§ **EXERCISE DESCRIPTION**
Restate all the material verbatim, except for the pictures.

•••

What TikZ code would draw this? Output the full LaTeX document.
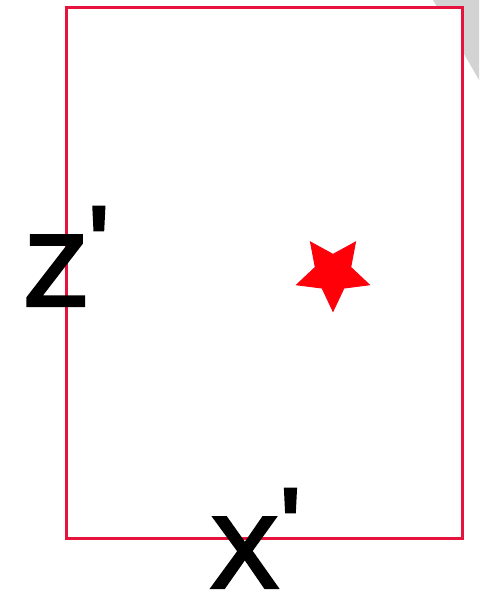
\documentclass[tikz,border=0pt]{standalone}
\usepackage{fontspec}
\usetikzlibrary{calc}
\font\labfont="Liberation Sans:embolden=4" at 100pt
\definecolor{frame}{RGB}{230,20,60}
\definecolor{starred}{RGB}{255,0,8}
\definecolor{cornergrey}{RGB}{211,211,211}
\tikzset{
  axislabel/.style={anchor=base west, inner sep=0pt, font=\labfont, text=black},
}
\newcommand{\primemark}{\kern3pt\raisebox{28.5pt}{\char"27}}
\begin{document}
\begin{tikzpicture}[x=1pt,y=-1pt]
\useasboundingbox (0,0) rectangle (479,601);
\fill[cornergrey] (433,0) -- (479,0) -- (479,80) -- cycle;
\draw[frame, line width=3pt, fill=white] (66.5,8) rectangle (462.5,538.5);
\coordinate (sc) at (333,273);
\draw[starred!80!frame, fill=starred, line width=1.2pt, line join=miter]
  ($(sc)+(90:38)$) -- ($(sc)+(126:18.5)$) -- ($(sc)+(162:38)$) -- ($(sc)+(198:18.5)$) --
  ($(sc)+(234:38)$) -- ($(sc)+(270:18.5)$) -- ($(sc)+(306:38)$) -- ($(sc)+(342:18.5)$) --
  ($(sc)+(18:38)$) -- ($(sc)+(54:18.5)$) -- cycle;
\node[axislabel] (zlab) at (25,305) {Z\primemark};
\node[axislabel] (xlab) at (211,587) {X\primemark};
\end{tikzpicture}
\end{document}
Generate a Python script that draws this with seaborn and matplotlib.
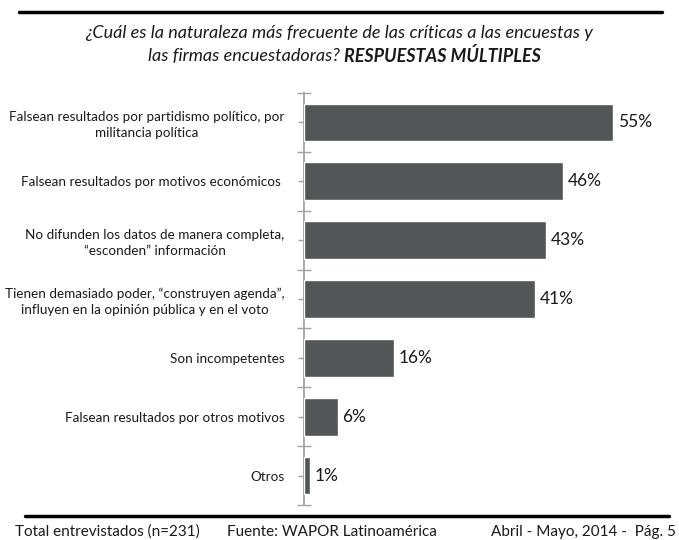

•••

§ **OUTPUT OF THE TASK**
What TikZ code would draw this? Output the full LaTeX document.
\documentclass[tikz,border=0pt]{standalone}
\usepackage{fontspec}
\usetikzlibrary{calc}
\font\labfont="Liberation Sans:embolden=4" at 100pt
\definecolor{frame}{RGB}{230,20,60}
\definecolor{starred}{RGB}{255,0,8}
\definecolor{cornergrey}{RGB}{211,211,211}
\tikzset{
  axislabel/.style={anchor=base west, inner sep=0pt, font=\labfont, text=black},
}
\newcommand{\primemark}{\kern3pt\raisebox{28.5pt}{\char"27}}
\begin{document}
\begin{tikzpicture}[x=1pt,y=-1pt]
\useasboundingbox (0,0) rectangle (479,601);
\fill[cornergrey] (433,0) -- (479,0) -- (479,80) -- cycle;
\draw[frame, line width=3pt, fill=white] (66.5,8) rectangle (462.5,538.5);
\coordinate (sc) at (333,273);
\draw[starred!80!frame, fill=starred, line width=1.2pt, line join=miter]
  ($(sc)+(90:38)$) -- ($(sc)+(126:18.5)$) -- ($(sc)+(162:38)$) -- ($(sc)+(198:18.5)$) --
  ($(sc)+(234:38)$) -- ($(sc)+(270:18.5)$) -- ($(sc)+(306:38)$) -- ($(sc)+(342:18.5)$) --
  ($(sc)+(18:38)$) -- ($(sc)+(54:18.5)$) -- cycle;
\node[axislabel] (zlab) at (25,305) {Z\primemark};
\node[axislabel] (xlab) at (211,587) {X\primemark};
\end{tikzpicture}
\end{document}
Generate a Python script that draws this with seaborn and matplotlib.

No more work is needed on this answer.